▶ [EXERCISE AIM]:
Output the full listing below exactly, without the pictures.

▶ [GIVEN INFORMATION]:

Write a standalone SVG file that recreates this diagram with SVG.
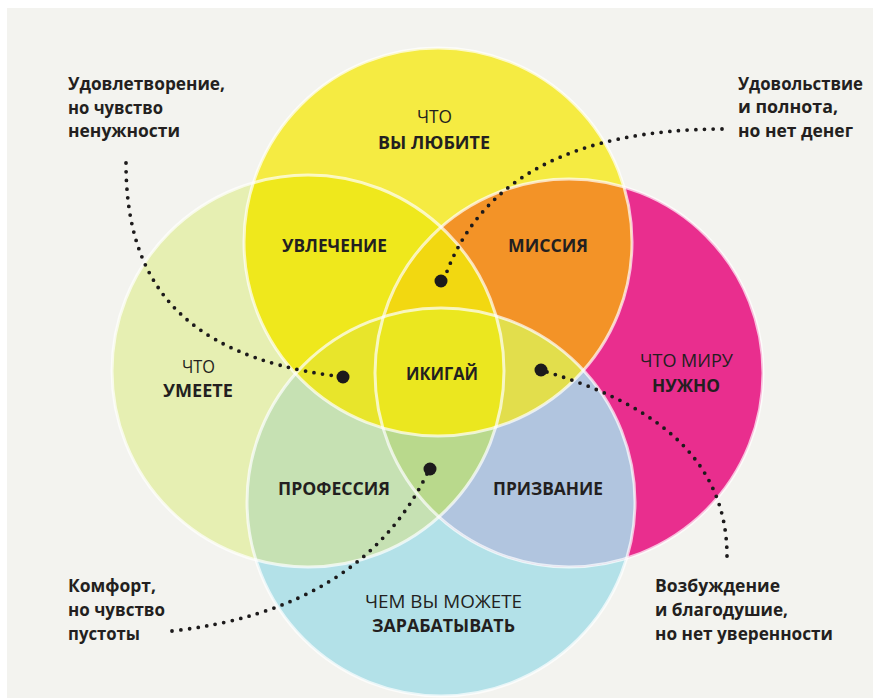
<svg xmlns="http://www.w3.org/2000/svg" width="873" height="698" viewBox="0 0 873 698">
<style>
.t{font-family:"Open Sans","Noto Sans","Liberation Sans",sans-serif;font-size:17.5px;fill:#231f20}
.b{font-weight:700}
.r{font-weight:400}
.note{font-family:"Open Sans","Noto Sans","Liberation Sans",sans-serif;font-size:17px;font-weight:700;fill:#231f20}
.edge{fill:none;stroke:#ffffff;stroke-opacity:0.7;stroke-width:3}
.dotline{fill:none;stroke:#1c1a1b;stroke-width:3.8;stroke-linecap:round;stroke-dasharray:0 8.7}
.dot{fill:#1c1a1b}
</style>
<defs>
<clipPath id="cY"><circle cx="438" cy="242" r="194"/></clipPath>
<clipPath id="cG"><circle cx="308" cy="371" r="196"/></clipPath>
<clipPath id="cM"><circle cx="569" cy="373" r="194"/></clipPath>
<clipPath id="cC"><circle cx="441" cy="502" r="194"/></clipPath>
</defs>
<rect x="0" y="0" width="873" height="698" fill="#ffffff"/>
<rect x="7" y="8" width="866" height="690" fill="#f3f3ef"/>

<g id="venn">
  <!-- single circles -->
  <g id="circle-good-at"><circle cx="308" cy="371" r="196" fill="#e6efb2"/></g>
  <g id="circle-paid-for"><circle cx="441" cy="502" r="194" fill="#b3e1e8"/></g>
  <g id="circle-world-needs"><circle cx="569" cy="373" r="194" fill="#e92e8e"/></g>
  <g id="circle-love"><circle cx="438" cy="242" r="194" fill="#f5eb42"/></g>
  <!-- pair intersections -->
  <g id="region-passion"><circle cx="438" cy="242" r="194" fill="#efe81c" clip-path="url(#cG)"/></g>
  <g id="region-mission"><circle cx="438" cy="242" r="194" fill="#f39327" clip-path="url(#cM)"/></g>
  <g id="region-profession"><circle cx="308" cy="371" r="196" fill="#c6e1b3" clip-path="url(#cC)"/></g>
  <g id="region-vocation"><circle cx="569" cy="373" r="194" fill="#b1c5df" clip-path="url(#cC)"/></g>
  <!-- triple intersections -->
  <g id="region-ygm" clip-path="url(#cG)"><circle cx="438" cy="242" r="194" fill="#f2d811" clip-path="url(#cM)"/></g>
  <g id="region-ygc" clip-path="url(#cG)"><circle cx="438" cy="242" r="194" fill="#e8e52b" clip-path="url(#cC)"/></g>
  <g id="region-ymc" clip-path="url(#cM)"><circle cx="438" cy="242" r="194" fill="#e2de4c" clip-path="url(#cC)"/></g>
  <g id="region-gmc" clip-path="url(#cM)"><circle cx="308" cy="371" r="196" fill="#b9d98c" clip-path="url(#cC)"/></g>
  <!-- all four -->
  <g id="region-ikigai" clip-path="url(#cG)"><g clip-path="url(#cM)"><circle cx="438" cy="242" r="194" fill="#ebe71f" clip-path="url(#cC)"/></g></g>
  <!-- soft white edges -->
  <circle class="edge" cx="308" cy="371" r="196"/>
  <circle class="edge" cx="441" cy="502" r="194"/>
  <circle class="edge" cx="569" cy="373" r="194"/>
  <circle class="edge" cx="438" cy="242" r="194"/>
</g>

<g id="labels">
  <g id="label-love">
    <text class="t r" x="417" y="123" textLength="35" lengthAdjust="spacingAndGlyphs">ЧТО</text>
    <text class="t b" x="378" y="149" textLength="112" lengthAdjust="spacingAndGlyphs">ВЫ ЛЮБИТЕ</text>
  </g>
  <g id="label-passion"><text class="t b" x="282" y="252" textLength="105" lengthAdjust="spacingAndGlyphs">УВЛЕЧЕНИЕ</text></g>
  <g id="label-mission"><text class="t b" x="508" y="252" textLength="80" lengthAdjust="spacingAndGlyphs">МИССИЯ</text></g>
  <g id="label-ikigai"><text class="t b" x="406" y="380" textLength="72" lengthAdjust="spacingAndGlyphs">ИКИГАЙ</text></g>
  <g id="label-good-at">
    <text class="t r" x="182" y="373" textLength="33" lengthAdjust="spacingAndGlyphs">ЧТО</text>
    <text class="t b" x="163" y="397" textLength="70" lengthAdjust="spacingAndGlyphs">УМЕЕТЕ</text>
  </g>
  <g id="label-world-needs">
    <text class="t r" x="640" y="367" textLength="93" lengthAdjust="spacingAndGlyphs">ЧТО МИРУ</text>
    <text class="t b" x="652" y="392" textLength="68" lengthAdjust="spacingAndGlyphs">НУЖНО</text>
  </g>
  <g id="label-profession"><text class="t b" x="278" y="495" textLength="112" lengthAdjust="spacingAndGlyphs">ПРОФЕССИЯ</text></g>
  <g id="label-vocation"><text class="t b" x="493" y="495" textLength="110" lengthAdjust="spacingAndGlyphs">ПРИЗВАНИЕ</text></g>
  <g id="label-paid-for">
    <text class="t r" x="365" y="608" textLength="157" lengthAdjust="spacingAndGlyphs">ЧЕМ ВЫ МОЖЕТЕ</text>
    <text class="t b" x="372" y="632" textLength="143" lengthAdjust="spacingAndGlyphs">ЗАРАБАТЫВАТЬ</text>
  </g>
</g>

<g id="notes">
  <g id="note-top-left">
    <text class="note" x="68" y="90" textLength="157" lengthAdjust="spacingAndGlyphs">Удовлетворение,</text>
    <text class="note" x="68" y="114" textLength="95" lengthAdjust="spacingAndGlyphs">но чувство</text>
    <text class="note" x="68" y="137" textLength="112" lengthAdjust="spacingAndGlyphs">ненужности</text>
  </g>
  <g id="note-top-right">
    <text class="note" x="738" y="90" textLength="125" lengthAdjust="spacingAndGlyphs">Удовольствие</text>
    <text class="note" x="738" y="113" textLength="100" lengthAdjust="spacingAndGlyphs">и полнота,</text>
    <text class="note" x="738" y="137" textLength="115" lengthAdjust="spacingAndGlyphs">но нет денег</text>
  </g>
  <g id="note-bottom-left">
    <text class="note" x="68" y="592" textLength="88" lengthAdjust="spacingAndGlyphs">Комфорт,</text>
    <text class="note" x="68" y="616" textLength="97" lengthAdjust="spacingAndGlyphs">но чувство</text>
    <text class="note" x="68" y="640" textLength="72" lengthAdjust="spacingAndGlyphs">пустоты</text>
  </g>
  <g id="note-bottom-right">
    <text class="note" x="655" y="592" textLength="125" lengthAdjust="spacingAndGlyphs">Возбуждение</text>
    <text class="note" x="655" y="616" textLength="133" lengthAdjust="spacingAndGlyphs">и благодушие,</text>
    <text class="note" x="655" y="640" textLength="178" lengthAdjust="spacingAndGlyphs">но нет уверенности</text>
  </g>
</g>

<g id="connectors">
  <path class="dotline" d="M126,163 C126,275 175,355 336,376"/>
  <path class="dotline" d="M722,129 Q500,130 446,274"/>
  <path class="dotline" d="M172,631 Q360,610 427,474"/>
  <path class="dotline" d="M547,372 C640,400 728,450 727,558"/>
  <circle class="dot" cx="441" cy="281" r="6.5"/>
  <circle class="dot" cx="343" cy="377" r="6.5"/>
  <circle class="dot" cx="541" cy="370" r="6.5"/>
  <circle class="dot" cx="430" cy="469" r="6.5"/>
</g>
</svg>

▶ [EXERCISE OUTPUT]:
Write a standalone SVG file that recreates this diagram with SVG.
<svg xmlns="http://www.w3.org/2000/svg" width="873" height="698" viewBox="0 0 873 698">
<style>
.t{font-family:"Open Sans","Noto Sans","Liberation Sans",sans-serif;font-size:17.5px;fill:#231f20}
.b{font-weight:700}
.r{font-weight:400}
.note{font-family:"Open Sans","Noto Sans","Liberation Sans",sans-serif;font-size:17px;font-weight:700;fill:#231f20}
.edge{fill:none;stroke:#ffffff;stroke-opacity:0.7;stroke-width:3}
.dotline{fill:none;stroke:#1c1a1b;stroke-width:3.8;stroke-linecap:round;stroke-dasharray:0 8.7}
.dot{fill:#1c1a1b}
</style>
<defs>
<clipPath id="cY"><circle cx="438" cy="242" r="194"/></clipPath>
<clipPath id="cG"><circle cx="308" cy="371" r="196"/></clipPath>
<clipPath id="cM"><circle cx="569" cy="373" r="194"/></clipPath>
<clipPath id="cC"><circle cx="441" cy="502" r="194"/></clipPath>
</defs>
<rect x="0" y="0" width="873" height="698" fill="#ffffff"/>
<rect x="7" y="8" width="866" height="690" fill="#f3f3ef"/>

<g id="venn">
  <!-- single circles -->
  <g id="circle-good-at"><circle cx="308" cy="371" r="196" fill="#e6efb2"/></g>
  <g id="circle-paid-for"><circle cx="441" cy="502" r="194" fill="#b3e1e8"/></g>
  <g id="circle-world-needs"><circle cx="569" cy="373" r="194" fill="#e92e8e"/></g>
  <g id="circle-love"><circle cx="438" cy="242" r="194" fill="#f5eb42"/></g>
  <!-- pair intersections -->
  <g id="region-passion"><circle cx="438" cy="242" r="194" fill="#efe81c" clip-path="url(#cG)"/></g>
  <g id="region-mission"><circle cx="438" cy="242" r="194" fill="#f39327" clip-path="url(#cM)"/></g>
  <g id="region-profession"><circle cx="308" cy="371" r="196" fill="#c6e1b3" clip-path="url(#cC)"/></g>
  <g id="region-vocation"><circle cx="569" cy="373" r="194" fill="#b1c5df" clip-path="url(#cC)"/></g>
  <!-- triple intersections -->
  <g id="region-ygm" clip-path="url(#cG)"><circle cx="438" cy="242" r="194" fill="#f2d811" clip-path="url(#cM)"/></g>
  <g id="region-ygc" clip-path="url(#cG)"><circle cx="438" cy="242" r="194" fill="#e8e52b" clip-path="url(#cC)"/></g>
  <g id="region-ymc" clip-path="url(#cM)"><circle cx="438" cy="242" r="194" fill="#e2de4c" clip-path="url(#cC)"/></g>
  <g id="region-gmc" clip-path="url(#cM)"><circle cx="308" cy="371" r="196" fill="#b9d98c" clip-path="url(#cC)"/></g>
  <!-- all four -->
  <g id="region-ikigai" clip-path="url(#cG)"><g clip-path="url(#cM)"><circle cx="438" cy="242" r="194" fill="#ebe71f" clip-path="url(#cC)"/></g></g>
  <!-- soft white edges -->
  <circle class="edge" cx="308" cy="371" r="196"/>
  <circle class="edge" cx="441" cy="502" r="194"/>
  <circle class="edge" cx="569" cy="373" r="194"/>
  <circle class="edge" cx="438" cy="242" r="194"/>
</g>

<g id="labels">
  <g id="label-love">
    <text class="t r" x="417" y="123" textLength="35" lengthAdjust="spacingAndGlyphs">ЧТО</text>
    <text class="t b" x="378" y="149" textLength="112" lengthAdjust="spacingAndGlyphs">ВЫ ЛЮБИТЕ</text>
  </g>
  <g id="label-passion"><text class="t b" x="282" y="252" textLength="105" lengthAdjust="spacingAndGlyphs">УВЛЕЧЕНИЕ</text></g>
  <g id="label-mission"><text class="t b" x="508" y="252" textLength="80" lengthAdjust="spacingAndGlyphs">МИССИЯ</text></g>
  <g id="label-ikigai"><text class="t b" x="406" y="380" textLength="72" lengthAdjust="spacingAndGlyphs">ИКИГАЙ</text></g>
  <g id="label-good-at">
    <text class="t r" x="182" y="373" textLength="33" lengthAdjust="spacingAndGlyphs">ЧТО</text>
    <text class="t b" x="163" y="397" textLength="70" lengthAdjust="spacingAndGlyphs">УМЕЕТЕ</text>
  </g>
  <g id="label-world-needs">
    <text class="t r" x="640" y="367" textLength="93" lengthAdjust="spacingAndGlyphs">ЧТО МИРУ</text>
    <text class="t b" x="652" y="392" textLength="68" lengthAdjust="spacingAndGlyphs">НУЖНО</text>
  </g>
  <g id="label-profession"><text class="t b" x="278" y="495" textLength="112" lengthAdjust="spacingAndGlyphs">ПРОФЕССИЯ</text></g>
  <g id="label-vocation"><text class="t b" x="493" y="495" textLength="110" lengthAdjust="spacingAndGlyphs">ПРИЗВАНИЕ</text></g>
  <g id="label-paid-for">
    <text class="t r" x="365" y="608" textLength="157" lengthAdjust="spacingAndGlyphs">ЧЕМ ВЫ МОЖЕТЕ</text>
    <text class="t b" x="372" y="632" textLength="143" lengthAdjust="spacingAndGlyphs">ЗАРАБАТЫВАТЬ</text>
  </g>
</g>

<g id="notes">
  <g id="note-top-left">
    <text class="note" x="68" y="90" textLength="157" lengthAdjust="spacingAndGlyphs">Удовлетворение,</text>
    <text class="note" x="68" y="114" textLength="95" lengthAdjust="spacingAndGlyphs">но чувство</text>
    <text class="note" x="68" y="137" textLength="112" lengthAdjust="spacingAndGlyphs">ненужности</text>
  </g>
  <g id="note-top-right">
    <text class="note" x="738" y="90" textLength="125" lengthAdjust="spacingAndGlyphs">Удовольствие</text>
    <text class="note" x="738" y="113" textLength="100" lengthAdjust="spacingAndGlyphs">и полнота,</text>
    <text class="note" x="738" y="137" textLength="115" lengthAdjust="spacingAndGlyphs">но нет денег</text>
  </g>
  <g id="note-bottom-left">
    <text class="note" x="68" y="592" textLength="88" lengthAdjust="spacingAndGlyphs">Комфорт,</text>
    <text class="note" x="68" y="616" textLength="97" lengthAdjust="spacingAndGlyphs">но чувство</text>
    <text class="note" x="68" y="640" textLength="72" lengthAdjust="spacingAndGlyphs">пустоты</text>
  </g>
  <g id="note-bottom-right">
    <text class="note" x="655" y="592" textLength="125" lengthAdjust="spacingAndGlyphs">Возбуждение</text>
    <text class="note" x="655" y="616" textLength="133" lengthAdjust="spacingAndGlyphs">и благодушие,</text>
    <text class="note" x="655" y="640" textLength="178" lengthAdjust="spacingAndGlyphs">но нет уверенности</text>
  </g>
</g>

<g id="connectors">
  <path class="dotline" d="M126,163 C126,275 175,355 336,376"/>
  <path class="dotline" d="M722,129 Q500,130 446,274"/>
  <path class="dotline" d="M172,631 Q360,610 427,474"/>
  <path class="dotline" d="M547,372 C640,400 728,450 727,558"/>
  <circle class="dot" cx="441" cy="281" r="6.5"/>
  <circle class="dot" cx="343" cy="377" r="6.5"/>
  <circle class="dot" cx="541" cy="370" r="6.5"/>
  <circle class="dot" cx="430" cy="469" r="6.5"/>
</g>
</svg>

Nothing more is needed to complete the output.